Back to 1 Corinthians 12. Notice that the Spirit gives gifts “as He wills.” This is a guiding principle for the church today. The Spirit is the one who decides who gets what gift. But we have forgotten this today. In today’s church, when we set aside who gets to operate in what office in the church, we don’t set aside believers ON THE BASIS of gifts, but on the basis of gender! If the church decides to set aside preachers in the church, those who have an ability to proclaim the word of God, the next thought in the minds of the church is “we have to find men.” Even if there is a woman who is faithfully teaching a Sunday school class, and knows the Word of God, we turn our backs and focus on selecting men to aid the Pastor. No matter how many degrees the woman may have, her level of education and seminary training, we will look for men to aid the Pastor. It seems that, in our minds, “maleness” is the first gift to the church, and all the leadership gifts hinge upon “maleness.” But where is that in Scripture? “maleness” or “femaleness” are not gifts given by the Spirit to the church in 1 Corinthians 12—yet, we act as though they are. Why is this so?

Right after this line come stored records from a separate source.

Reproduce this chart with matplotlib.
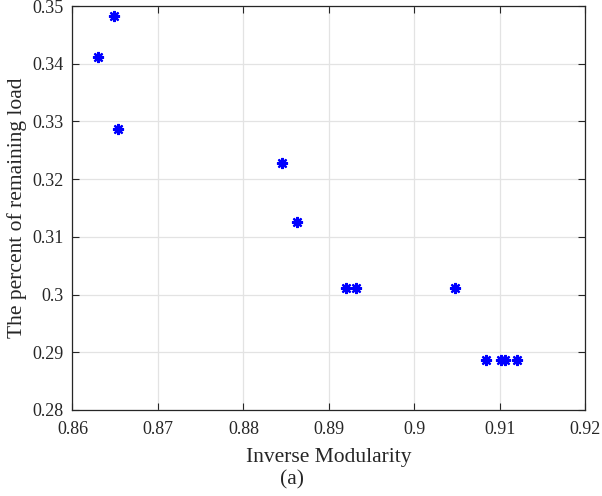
import numpy as np
import matplotlib
matplotlib.use('Agg')
import matplotlib.pyplot as plt
from matplotlib.ticker import FuncFormatter

# Data
inverse_modularity = [0.86302, 0.86485, 0.86532, 0.88454, 0.88626, 0.89195,
                      0.89312, 0.90474, 0.90844, 0.91015, 0.91055, 0.91199]
remaining_load = [0.34111, 0.34827, 0.32863, 0.32274, 0.31257, 0.30116,
                  0.30116, 0.30116, 0.28863, 0.28863, 0.28863, 0.28863]

x_ticks = [0.86, 0.87, 0.88, 0.89, 0.90, 0.91, 0.92]
y_ticks = [0.28, 0.29, 0.30, 0.31, 0.32, 0.33, 0.34, 0.35]

plt.rcParams['font.family'] = ['Liberation Serif', 'DejaVu Serif']

fig = plt.figure(figsize=(6.02, 4.96), dpi=100)
ax = fig.add_axes([0.1204, 0.1734, 0.8518, 0.8145])

ax.plot(inverse_modularity, remaining_load, linestyle='none',
        marker=(8, 2, 0), markersize=8, markeredgewidth=1.6, color='#0000ff')

ax.set_xlim(0.86, 0.92)
ax.set_ylim(0.28, 0.35)
ax.set_xticks(x_ticks)
ax.set_yticks(y_ticks)
fmt = FuncFormatter(lambda v, pos: '%g' % round(v, 4))
ax.xaxis.set_major_formatter(fmt)
ax.yaxis.set_major_formatter(fmt)

ax.grid(True, color='#e3e3e3', linewidth=0.9)
ax.set_axisbelow(True)
ax.tick_params(direction='in', length=5, width=0.8, top=True, right=True,
               labelsize=13, colors='#262626')
ax.tick_params(axis='x', pad=8)
ax.tick_params(axis='y', pad=6.4)
for spine in ax.spines.values():
    spine.set_linewidth(0.9)
    spine.set_color('#262626')

ax.set_xlabel('Inverse Modularity', fontsize=15.5, color='#262626', labelpad=7)
ax.set_ylabel('The percent of remaining load', fontsize=15.5, color='#262626', labelpad=4)
fig.text(0.485, 0.032, '(a)', fontsize=15.5, ha='center', va='center', color='#262626')

fig.savefig('out.png', dpi=100)
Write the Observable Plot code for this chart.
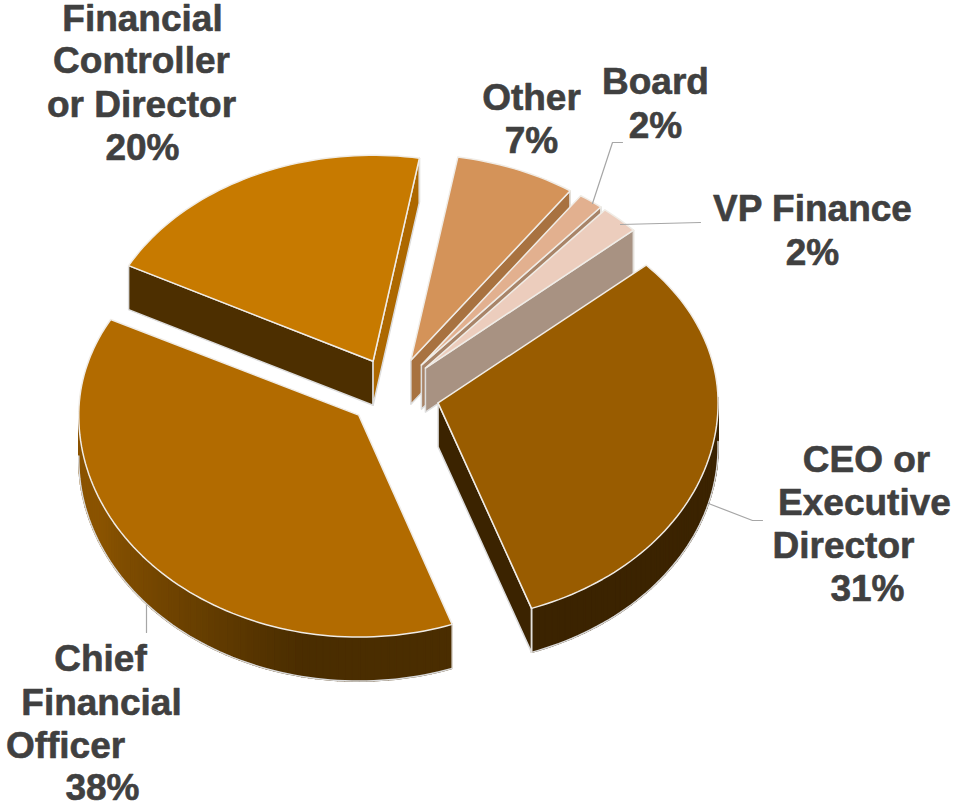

In response to my question just asked, someone would say, “Well, men are to lead in the home.” That is true, and as a conservative evangelical, I will agree with that statement. But my next question would be, “How does leadership in the home GUARANTEE leadership in the church? And how does submission in the home GUARANTEE submission in the church?” And to this, I would wait in vain for an answer. General revelation shows us via everyday experience that every man in every family does not go on to work in a leadership position in the church. But when it gets to women, we ASSUME that every woman is to have a submissive role in the church. But where is that in Scripture? Even Paul allowed women to serve as deacons in the church in 1 Timothy 3. If you’ll notice, the only leadership called in Acts 6 were “seven men.” Paul, however, breaking with tradition, made room for women to serve. There’s a lot I could say about that, but I won’t address it here. The point being here, nonetheless, that there is no one passage of Scripture that ties leadership/submission in the home with leadership/submission in the church. And yet, we claim to be “biblical”...
The church today operates with an asymmetrical standard: when it comes to “men,” men are allowed to work anywhere in the church that God has gifted them to serve; and when they come into our churches, they are welcomed and embraced. But when it comes to women, our gender ELIMINATES many of the positions of church giftedness before the Spirit even manifests in us where He desires us to serve. Once our gifts are narrowed down to “five,” for instance, NOW, THE SPIRT CAN GIFT US TO SERVE IN ONE OF THOSE! Isn’t it funny how we hamper down the Spirit, who, by the way, is GOD? What is it gonna take for us to understand that, by tearing women and their giftedness down, we are SLAPPING GOD IN THE FACE? How much more clearly can this be illustrated?
I’ve written all this to say that Horton is right: we need to return to the principle that “Scripture interprets Scripture.” When it comes to this debate, we need to remember that, no matter what you or I think, God’s Word is what decides the standard, no matter how right or wrong it “feels” to me. And if it challenges tradition, so what? Jesus challenged tradition. And if I will challenge tradition, and by so doing, become more like Christ, then I’ll do it...I’ll continue to uphold the hermeneutic of hope.